Me las apañé para entrar en la ciudad asediada de Jalalabad en un helicóptero afgano y pase más de 2 días allí. O, para ser más preciso, 49 horas. ¿Por qué concreto tanto? Porque cada una de las 49 horas que pasé en Jalalabad estuvo plagada de peligros. Aún puedo escuchar el frío sonido de los misiles aproximándose y ver la espeluznante devastación infligida por los muyahidin en una de las más bellas ciudades de Afganistán.

Aun así, yo estaba mucho más impresionado por la determinación de las fuerzas gubernamentales de defender su ciudad a cualquier precio. El presidente Najibullah y sus generales sentaron la base de un sistema de defensa bien elaborado, reforzaron las tropas sitiadas enviándoles reservas y proveyéndoles de un suministro de comida y munición constante por helicóptero.

Vi cómo todos los ataques de los muyahidin eran rechazados por el ejército, la policía y las fuerzas especiales del Ministerio de Seguridad Nacional afgano. Me dejó impresionado el coraje de los soldados rasos y el de los generales, que compartieron las dificultades de la guerra con sus subordinados en la primera línea de algunos de los lugares más peligrosos.

Durante los años de la presencia soviética se había llegado a considerar al ejército afgano deplorablemente ineficiente. A los afganos se les permitía permanecer en la retaguardia, en el mejor de los casos. La opinión general era que les faltaba moral, estaban escasamente entrenados y tendían a desertar o a traicionar a sus aliados. Entonces, ¿por qué lucharon en Jalalabad?

En primer lugar, no tenían a nadie detrás de quien esconderse y tuvieron que luchar solos; en segundo lugar, decenas de miles de oficiales afganos habían sido entrenados en las academias militares y en cursos para los oficiales de mayor rango los años que duró la colaboración soviético-afgana.

Aquellos oficiales formaron la espina dorsal del ejército afgano. Casi todos los operativos del servicio secreto afgano, todos los oficiales de rangos medios y altos del Ministerio de Defensa y muchos oficiales de policía asistieron a instituciones especializadas que ofrecían educación de alta calidad. Y, más importante, además de adquirir conocimientos, vieron una nueva forma de vida considerablemente diferente a la que los fanáticos islamistas trataban de imponer.

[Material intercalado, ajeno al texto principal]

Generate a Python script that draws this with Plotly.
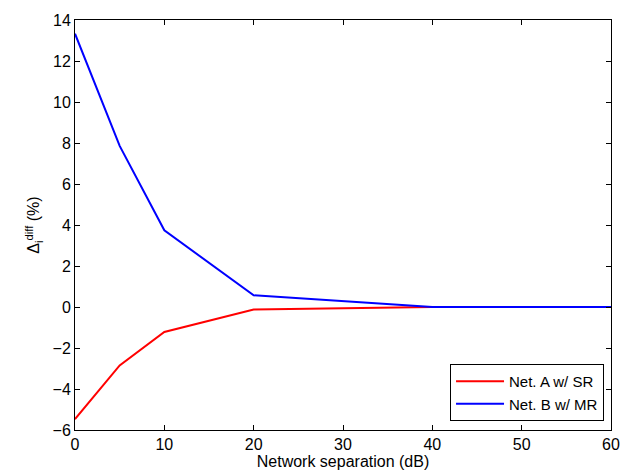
import plotly.graph_objects as go

separation_db = [0, 5, 10, 20, 40, 60]
net_a_sr = [-5.47, -2.85, -1.22, -0.12, 0.0, 0.0]
net_b_mr = [13.33, 7.86, 3.74, 0.57, 0.0, 0.0]
series_names = ["Net. A w/ SR", "Net. B w/ MR"]
x_ticks = [0, 10, 20, 30, 40, 50, 60]
y_ticks = [-6, -4, -2, 0, 2, 4, 6, 8, 10, 12, 14]

FONT = "Liberation Sans, Arial, Helvetica, sans-serif"

fig = go.Figure()
fig.add_trace(go.Scatter(x=separation_db, y=net_a_sr, mode="lines", name=series_names[0],
                         line=dict(color="#ff0000", width=2)))
fig.add_trace(go.Scatter(x=separation_db, y=net_b_mr, mode="lines", name=series_names[1],
                         line=dict(color="#0000ff", width=2)))

axis_common = dict(showgrid=False, zeroline=False, showline=True, linecolor="black", linewidth=1,
                   mirror="ticks", ticks="inside", ticklen=5, tickcolor="black",
                   tickfont=dict(family=FONT, size=16, color="black"))

fig.update_layout(
    width=632, height=476,
    margin=dict(l=75, r=19, t=15, b=44),
    paper_bgcolor="white", plot_bgcolor="white",
    font=dict(family=FONT, size=16, color="black"),
    xaxis=dict(range=[0, 60], tickvals=x_ticks,
               title=dict(text="Network separation (dB)", standoff=0, font=dict(size=16)),
               **axis_common),
    yaxis=dict(range=[-6, 14], tickvals=y_ticks,
               title=dict(text="Δ<sub>i</sub><sup>diff</sup> (%)", standoff=8, font=dict(size=16)),
               **axis_common),
    legend=dict(x=0.987, y=0.022, xanchor="right", yanchor="bottom",
                bordercolor="black", borderwidth=1, bgcolor="white",
                font=dict(size=15), tracegroupgap=0, itemwidth=48),
    showlegend=True,
)

fig.write_html("out.html", config={"displayModeBar": False},
               post_script="document.body.style.margin='0';")
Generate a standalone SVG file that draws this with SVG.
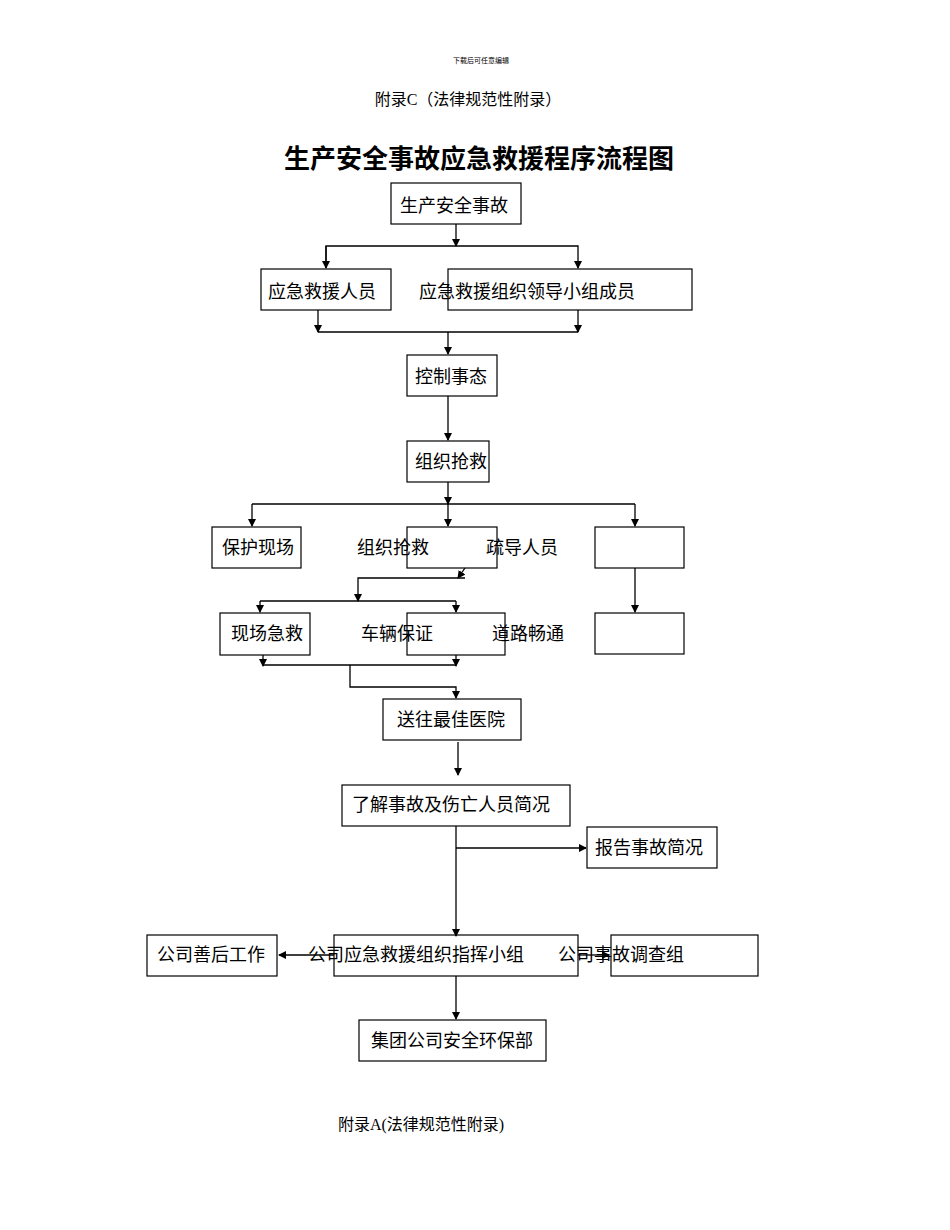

Más tarde, las memorias de oficiales de inteligencia y políticos revelaron que se habían movilizado enormes recursos en la primavera de 1989 para tomar Jalalabad y derrocar a Najibullah. El ejército, que atacaba la ciudad desde hacía meses, estaba casi abiertamente dirigido por los oficiales de la inteligencia pakistaní, y los camiones cargados con munición llegaban desde la ciudad fronteriza de Peshawar 24 horas al día. El ejército afgano finalmente hizo retroceder a los muyahidin desde Jalalabad y fueron igualmente combatidos con éxito a lo largo de todo el territorio durante más de tres años hasta que la URSS cayó y los suministros de munición se agotaron.

Esta historia contiene una moraleja para aquellos que están tratando de cambiar radicalmente la situación en Afganistán. Se trata de un país enigmático y de nada sirve una aproximación convencional. Los periodistas que se encerraron en Kabul para comunicar algo sensacional y sus diarios comprobaron desilusionados que fue una pérdida de dinero. No hubo una gran historia.